You are advised to review everything that your query produces, because
there's usually some value that you didn't count on.
If all names are like John Smith and have only a single
first name and a single surname, then it's easy, you just find the
blank and split the substring into two strings at that point.
Unfortunately, real names are never so well behaved. You'll occasionally find
single names, like Cher, or multiple names, like John Paul George Ringo Rockstar.
The query needs to handle these cases as well.
And no matter what you do, you cannot simply assume that the last
name is the surname, because this fails for people like
Robert Van de Graaff and John Wilson III. It's easy for a
human to see the surnames (Van de Graaff and Wilson respectively), but
it's very hard to write a query that can do the same.
So let's arbitrarily say that the rightmost name in the column is the surname,
understanding full well that this will produce errors
(Graaff, III) for some names.
So with this as the strategy, we simply need to find the last
blank in the name column. In many databases, like MySQL and Microsoft
SQL Server, you can use the REVERSE function for this purpose.
In SQL Server, you would say:
select
case
when charindex(' ',reverse(name))=0
then name
else right(name
,charindex(' ',reverse(name))-1
)
end as surname
from ...
In MySQL, you'd use LOCATE instead of CHARINDEX. The idea here is that
when the name is reversed, the location of the first blank
going forward in the reversed name is 1 more
than the number of characters that you want to extract from the
right of the original, unreversed, name. The CASE expression covers
the situation where the name contains no blank at all, e.g. Cher.

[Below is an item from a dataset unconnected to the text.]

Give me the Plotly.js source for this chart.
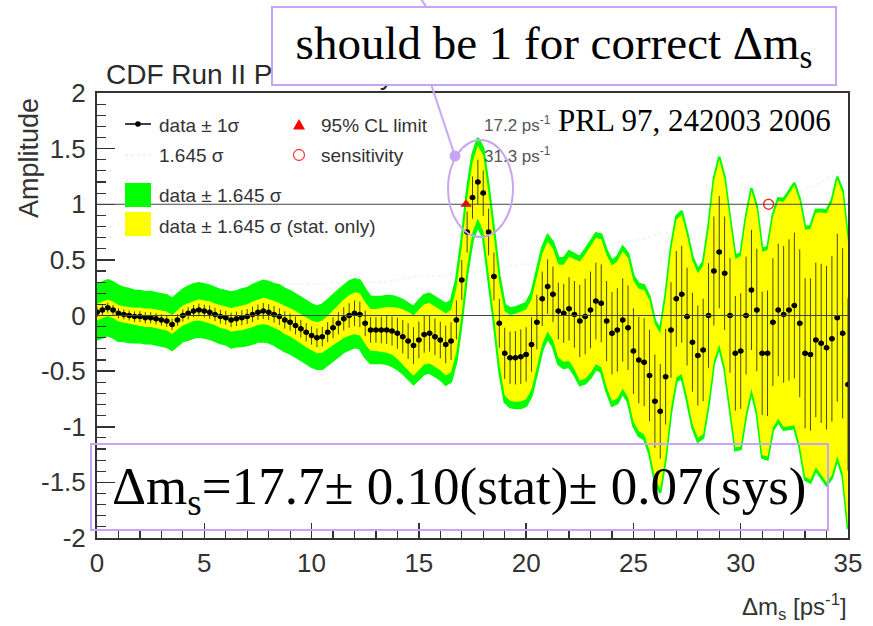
<!DOCTYPE html>
<html>
<head>
<meta charset="utf-8">
<script src="https://cdn.plot.ly/plotly-3.0.1.min.js"></script>
<style>html,body{margin:0;padding:0;background:#fff;}#chart{width:873px;height:626px;}</style>
</head>
<body>
<div id="chart"></div>
<script>
// ---------------- DATA ----------------
// Δm_s scan points [ps^-1]
const dms = [0,0.25,0.5,0.75,1,1.25,1.5,1.75,2,
2.25,2.5,2.75,3,3.25,3.5,3.75,4,
4.25,4.5,4.75,5,5.25,5.5,5.75,6,
6.25,6.5,6.75,7,7.25,7.5,7.75,8,
8.25,8.5,8.75,9,9.25,9.5,9.75,10,
10.25,10.5,10.75,11,11.25,11.5,11.75,12,
12.25,12.5,12.75,13,13.25,13.5,13.75,14,
14.25,14.5,14.75,15,15.25,15.5,15.75,16,
16.25,16.5,16.75,17,17.25,17.5,17.75,18,
18.25,18.5,18.75,19,19.25,19.5,19.75,20,
20.25,20.5,20.75,21,21.25,21.5,21.75,22,
22.25,22.5,22.75,23,23.25,23.5,23.75,24,
24.25,24.5,24.75,25,25.25,25.5,25.75,26,
26.25,26.5,26.75,27,27.25,27.5,27.75,28,
28.25,28.5,28.75,29,29.25,29.5,29.75,30,
30.25,30.5,30.75,31,31.25,31.5,31.75,32,
32.25,32.5,32.75,33,33.25,33.5,33.75,34,
34.25,34.5,34.75,35];

// fitted amplitude
const amplitude = [0.03,0.05,0.07,0.05,0.02,0.01,0.00,-0.01,-0.01,
-0.02,-0.02,-0.03,-0.04,-0.05,-0.08,-0.04,0.00,
0.02,0.04,0.05,0.04,0.03,0.01,-0.01,-0.02,
-0.04,-0.03,-0.02,-0.01,0.01,0.03,0.04,0.03,
0.01,-0.01,-0.04,-0.06,-0.09,-0.12,-0.15,-0.18,
-0.20,-0.19,-0.15,-0.11,-0.07,-0.03,0.00,0.02,
0.01,-0.07,-0.13,-0.13,-0.13,-0.13,-0.14,-0.16,
-0.19,-0.23,-0.27,-0.22,-0.17,-0.16,-0.19,-0.22,
-0.26,-0.23,-0.04,0.32,0.75,1.06,1.20,1.10,
0.75,0.35,-0.07,-0.34,-0.38,-0.38,-0.37,-0.35,
-0.26,-0.06,0.15,0.26,0.19,0.04,0.02,0.06,
0.01,-0.05,-0.01,0.05,0.13,0.11,-0.05,-0.16,
-0.13,-0.04,-0.11,-0.32,-0.40,-0.42,-0.54,-0.77,
-0.86,-0.55,-0.13,0.15,0.19,-0.01,-0.24,-0.36,
-0.31,0.00,0.40,0.57,0.38,0.00,-0.34,-0.32,
0.00,0.23,0.05,-0.34,-0.34,-0.06,0.05,0.01,
0.05,0.09,-0.07,-0.34,-0.35,-0.22,-0.25,-0.29,
-0.21,-0.02,-0.16,-0.62];

// total uncertainty (stat + syst), 1 sigma
const sigmaTotal = [0.15,0.15,0.15,0.15,0.15,0.145,0.145,0.14,0.14,
0.14,0.14,0.14,0.14,0.14,0.14,0.14,0.14,
0.145,0.145,0.145,0.145,0.145,0.145,0.145,0.145,
0.15,0.15,0.155,0.155,0.16,0.16,0.165,0.165,
0.165,0.17,0.17,0.17,0.17,0.17,0.17,0.17,
0.17,0.175,0.175,0.18,0.18,0.18,0.185,0.185,
0.185,0.185,0.18,0.18,0.18,0.185,0.19,0.195,
0.2,0.205,0.21,0.215,0.215,0.215,0.215,0.215,
0.22,0.22,0.225,0.225,0.23,0.235,0.24,0.245,
0.25,0.255,0.26,0.265,0.27,0.275,0.28,0.28,
0.28,0.28,0.28,0.28,0.285,0.29,0.3,0.315,
0.33,0.35,0.365,0.37,0.37,0.375,0.385,0.395,
0.4,0.4,0.405,0.41,0.415,0.42,0.43,0.44,
0.445,0.45,0.45,0.45,0.455,0.46,0.465,0.47,
0.48,0.49,0.505,0.52,0.525,0.53,0.53,0.535,
0.545,0.555,0.565,0.57,0.58,0.59,0.61,0.63,
0.65,0.67,0.68,0.69,0.7,0.71,0.73,0.75,
0.76,0.77,0.78,0.79];

// statistical uncertainty only, 1 sigma
const sigmaStat = [0.045,0.045,0.045,0.045,0.045,0.045,0.045,0.048,0.05,
0.05,0.05,0.05,0.05,0.052,0.052,0.052,0.055,
0.055,0.055,0.058,0.058,0.06,0.06,0.062,0.062,
0.065,0.065,0.068,0.068,0.07,0.07,0.072,0.072,
0.075,0.075,0.078,0.078,0.08,0.08,0.082,0.082,
0.085,0.088,0.09,0.095,0.1,0.105,0.11,0.115,
0.115,0.115,0.115,0.115,0.12,0.125,0.13,0.14,
0.15,0.16,0.165,0.165,0.165,0.165,0.165,0.165,
0.17,0.17,0.175,0.18,0.185,0.19,0.2,0.205,
0.21,0.215,0.22,0.23,0.235,0.24,0.245,0.245,
0.245,0.245,0.245,0.245,0.25,0.255,0.265,0.285,
0.3,0.325,0.34,0.345,0.345,0.35,0.36,0.37,
0.375,0.375,0.38,0.385,0.39,0.395,0.41,0.42,
0.425,0.43,0.43,0.43,0.435,0.44,0.445,0.45,
0.46,0.47,0.49,0.505,0.51,0.515,0.515,0.52,
0.53,0.54,0.55,0.555,0.565,0.575,0.595,0.615,
0.635,0.655,0.665,0.675,0.685,0.695,0.715,0.735,
0.745,0.755,0.765,0.775];

const clFactor = 1.645;          // 95% CL one-sided factor
const halfBin = 0.125;           // horizontal half-width of each scan point
const limitX = [17.2], limitY = [1];   // 95% CL limit
const sensX = [31.3],  sensY = [1];    // sensitivity
const refLevels = [0, 1];               // amplitude reference lines

const xTickVals = [0,5,10,15,20,25,30,35];
const yTickVals = [-2,-1.5,-1,-0.5,0,0.5,1,1.5,2];
const yTickText = ['-2','-1.5','-1','-0.5','0','0.5','1','1.5','2'];

// ---------------- BUILD ----------------
const SANS = 'Liberation Sans, Arial, Helvetica, sans-serif';
const SERIF = 'Liberation Serif, Times New Roman, serif';
const LAV = '#c9a4f2';
const L = 97, R = 25, T = 93, B = 88, W = 873, H = 626;
const PW = W - L - R, PH = H - T - B;
const PX = p => (p - L) / PW;
const PY = p => (H - B - p) / PH;

function band(sig) {
  const up = amplitude.map((a, i) => a + clFactor * sig[i]);
  const lo = amplitude.map((a, i) => a - clFactor * sig[i]);
  return { x: dms.concat(dms.slice().reverse()), y: up.concat(lo.reverse()) };
}
const gB = band(sigmaTotal), yB = band(sigmaStat);

const traces = [
  { x: dms, y: sigmaTotal.map(s => clFactor * s), mode: 'lines',
    line: { color: 'rgba(140,220,240,0.35)', width: 1, dash: 'dot' }, hoverinfo: 'skip' },
  { x: gB.x, y: gB.y, mode: 'lines', fill: 'toself', fillcolor: '#00ff00',
    line: { width: 2.5, color: '#00ff00' }, hoverinfo: 'skip' },
  { x: yB.x, y: yB.y, mode: 'lines', fill: 'toself', fillcolor: '#ffff00',
    line: { width: 0, color: '#ffff00' }, hoverinfo: 'skip' },
  { x: dms, y: amplitude, mode: 'markers',
    marker: { color: '#000', size: 5.5 },
    error_y: { type: 'data', array: sigmaStat, visible: true, color: 'rgba(0,0,0,0.72)', thickness: 1, width: 0 },
    error_x: { type: 'constant', value: halfBin, visible: true, color: '#000', thickness: 2.5, width: 0 } },
  { x: limitX, y: limitY, mode: 'markers',
    marker: { symbol: 'triangle-up', color: '#ff0000', size: 10 } },
  { x: sensX, y: sensY, mode: 'markers',
    marker: { symbol: 'circle-open', color: '#ff3030', size: 10, line: { width: 1.5 } } }
];
traces.forEach(t => { t.showlegend = false; t.type = 'scatter'; });

const shapes = [];
refLevels.forEach(v => shapes.push({ type: 'line', xref: 'paper', yref: 'y', x0: 0, x1: 1, y0: v, y1: v,
  line: { color: '#444', width: 1 }, layer: 'above' }));

function pline(x0, y0, x1, y1, color, width, dash) {
  shapes.push({ type: 'line', xref: 'paper', yref: 'paper', x0: PX(x0), y0: PY(y0), x1: PX(x1), y1: PY(y1),
    line: { color: color, width: width, dash: dash || 'solid' }, layer: 'above' });
}
function prect(x0, y0, x1, y1, fill, lineColor, lw) {
  shapes.push({ type: 'rect', xref: 'paper', yref: 'paper', x0: PX(x0), y0: PY(y0), x1: PX(x1), y1: PY(y1),
    fillcolor: fill, line: { color: lineColor, width: lw }, layer: 'above' });
}
function pcirc(cx, cy, rx, ry, fill, lineColor, lw) {
  shapes.push({ type: 'circle', xref: 'paper', yref: 'paper', x0: PX(cx - rx), y0: PY(cy + ry), x1: PX(cx + rx), y1: PY(cy - ry),
    fillcolor: fill, line: { color: lineColor, width: lw }, layer: 'above' });
}
// legend symbols
pline(125, 124, 151, 124, '#000', 1.5);
pcirc(138, 124, 2.8, 2.8, '#000', '#000', 0);
shapes.push({ type: 'path', xref: 'paper', yref: 'paper', layer: 'above',
  path: `M ${PX(293)} ${PY(129.5)} L ${PX(305)} ${PY(129.5)} L ${PX(299)} ${PY(119)} Z`,
  fillcolor: '#ff0000', line: { width: 0 } });
pline(125, 155, 151, 155, 'rgba(140,220,240,0.45)', 1, 'dot');
pcirc(299, 155, 5.5, 5.5, 'rgba(0,0,0,0)', '#ff4040', 1.3);
prect(125, 183, 151, 207, '#00ff00', '#00ff00', 0);
prect(125, 212, 151, 236, '#ffff00', '#ffff00', 0);
// callout
pline(421, -1, 427, 8, LAV, 2);
pline(428, 75, 455, 156, LAV, 2);
pcirc(455, 156, 5.5, 5.5, LAV, LAV, 0);
pcirc(480.5, 188.5, 32.5, 48.5, 'rgba(0,0,0,0)', LAV, 2);
// result box (no fill)
prect(91, 444, 828, 530, 'rgba(0,0,0,0)', LAV, 2);

const ann = [];
function txt(text, px, py, size, family, color, xanchor, extra) {
  ann.push(Object.assign({ text: text, xref: 'paper', yref: 'paper', x: PX(px), y: PY(py),
    xanchor: xanchor || 'left', yanchor: 'middle', showarrow: false,
    font: { family: family, size: size, color: color } }, extra || {}));
}
txt('CDF Run II Preliminary', 104, 74, 28, SANS, '#2a2a2a');
ann.push({ text: 'should be 1 for correct Δm<sub>s</sub>', xref: 'paper', yref: 'paper',
  x: PX(271), y: PY(6), xanchor: 'left', yanchor: 'top', showarrow: false,
  width: 562, height: 76, bgcolor: '#ffffff', bordercolor: LAV, borderwidth: 2, borderpad: 0,
  font: { family: SERIF, size: 47, color: '#000' } });
txt('PRL 97, 242003 2006', 556, 121, 31, SERIF, '#000');
txt('Δm<sub>s</sub>=17.7± 0.10(stat)± 0.07(sys)', 110, 490, 53, SERIF, '#000');
// legend texts
txt('data ± 1σ', 157, 125, 19, SANS, '#333');
txt('95% CL limit', 319, 125, 19, SANS, '#333');
txt('1.645 σ', 157, 155, 19, SANS, '#333');
txt('sensitivity', 319, 155, 19, SANS, '#333');
txt('data ± 1.645 σ', 157, 195, 19, SANS, '#333');
txt('data ± 1.645 σ (stat. only)', 157, 226, 19, SANS, '#333');
txt('17.2 ps<sup>-1</sup>', 482, 124, 17, SANS, '#555');
txt('31.3 ps<sup>-1</sup>', 482, 155, 17, SANS, '#555');
// axis titles
txt('Δm<sub>s</sub> [ps<sup>-1</sup>]', 849, 607, 24, SANS, '#333', 'right');
txt('Amplitude', 29, 158, 27, SANS, '#333', 'center', { textangle: -90 });

const layout = {
  width: W, height: H,
  margin: { l: L, r: R, t: T, b: B, pad: 0 },
  paper_bgcolor: '#fff', plot_bgcolor: '#fff',
  showlegend: false,
  xaxis: {
    range: [0, 35], tickvals: xTickVals, showgrid: false, zeroline: false,
    ticks: 'inside', ticklen: 15, tickwidth: 1.5, tickcolor: '#333',
    minor: { dtick: 1, ticks: 'inside', ticklen: 7, tickwidth: 1.2, tickcolor: '#333' },
    showline: true, linecolor: '#333', linewidth: 2, mirror: true,
    tickfont: { family: SANS, size: 26, color: '#333' }, ticklabelstandoff: 1
  },
  yaxis: {
    range: [-2, 2], tickvals: yTickVals, ticktext: yTickText, showgrid: false, zeroline: false,
    ticks: 'inside', ticklen: 18, tickwidth: 1.5, tickcolor: '#333',
    minor: { dtick: 0.1, ticks: 'inside', ticklen: 9, tickwidth: 1.2, tickcolor: '#333' },
    showline: true, linecolor: '#333', linewidth: 2, mirror: true,
    tickfont: { family: SANS, size: 26, color: '#333' }, ticklabelstandoff: 4
  },
  shapes: shapes,
  annotations: ann
};

Plotly.newPlot('chart', traces, layout, { displayModeBar: false, staticPlot: true });
</script>
</body>
</html>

However, based on your question about using INSTR and SUBSTR,
you're using Oracle. In Oracle, you can use a handy feature of the
INSTR function, to find the first blank from the right.
select substr(name
,instr(name,' ',-1)+1
) as surname
from ...
Here, the -1 parameter of INSTR indicates that we're searching for the
first occurrence going backwards from the end of the column.
SUBSTR usually requires a starting position and a length, but if
the length is omitted, the substring extends to the end of the column.
Note that if INSTR finds no blank, it returns 0,
but if 0 is the starting position in SUBSTR, it is treated as 1.